Happy 2012, folks. It’s back to business here at Fooducate. Today, a sobering look at the “Dry Dinner Mix” market, estimated at $138 million annually. Hamburger Helper has been dominating the market for decades, but earlier this year Kraft introduced a “worthy” competitor based on their stalwart Velveeta brand. The strategy has paid off for Kraft:
Within three months of the July launch, the Skillets captured more than 8% of the overall $138 million dry dinner mix category, according to market-research firm SymphonyIRI Group, which tracks sales at most retailers. read more from WSJ Online…
We decided to compare two similar products:
- VELVEETA CHEESY SKILLETS DINNER KIT – ULTIMATE CHEESEBURGER MAC.
- HAMBURGER HELPER – CHEESEBURGER MACARONI
What you need to know:
Here’s the Hamburger Helper ingredient list:
Enriched Macaroni (Wheat Flour, Niacin, Ferrous Sulfate, Thiamin Mononitrate, Riboflavin, Folic Acid), Corn Starch, Salt, Enriched Flour (Wheat Flour, Niacin, Iron, Thiamin Mononitrate, Riboflavin, Folic Acid), Sugar, Ricotta Cheese (Whey, Milkfat, Lactic Acid, Salt) (Dried), Onion (Dried), Tomato (Dried), Monosodium Glutamate, Garlic (Dried), Citric Acid, Partially Hydrogenated Soybean Oil, Modified Corn Starch, Paprika, Maltodextrin, Spice, Color (Yellow Lakes 5&6, Yellows 5&6), Monoglycerides, Whey, Natural Flavor, Yeast Extract, Disodium Phosphate, Egg
Here’s the Velveeta ingredient list:
cheese sauce (milk, whey, water, whey protein concentrate, canola oil, milk protein concentrate, sodium phosphate, salt, contains less than 2% of milk fat, lactic acid, sodium alginate, sorbic acid, paprika, annatto, natural flavor, cheese culture, enzymes),
enriched macaroni product (wheat flour, niacin, iron, vitamin b1, vitamin b2, folic acid),
seasoning mix: (whey from milk, dried onions, cheddar cheese (milk, cheese culture, salt, enzymes), maltodextrin, partially hydrogenated soybean, whey protein concentrate, hydrolyzed soy protein, milk, lactose, dried tomatoes, salt, sugar, contains less than 2% of sodium phosphate, black pepper, partially hydrogenated soybean oil, natural flavor, citric acid, dried garlic, spices, sunflower oil, cheese culture, milkfat, mustard seed, yellow 5, yellow 6, lactic acid, enzymes, sodium citrate.)
As you can see, both are highly processed products.

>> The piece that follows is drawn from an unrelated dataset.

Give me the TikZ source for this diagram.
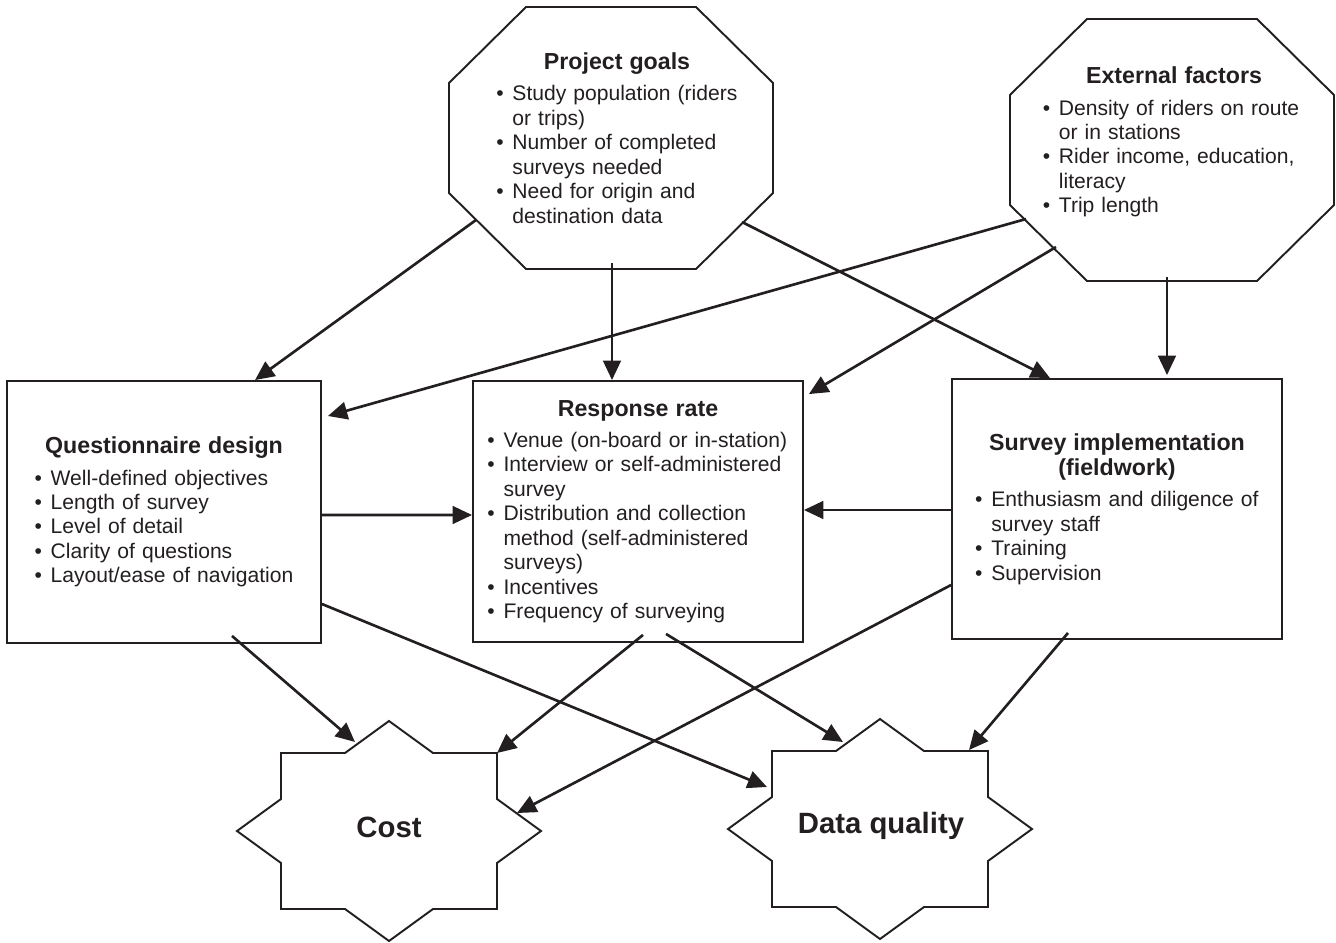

Both contain partially hydrogenated oils = trans-fat. Both use artificial dyes to create a “golden” hue to their sauces. If you are sensitive to MSG, both products contain that too (underlined). And both products are high in sodium
Both are terrible choices to add to to your hamburger meat. Unfortunately, the convenience factor trumps all for many busy parents.
What to do at the supermarket:
Steer clear from prepared mixes that contain such long ingredient lists. Watch for partially hydrogenated oils and high levels of sodium.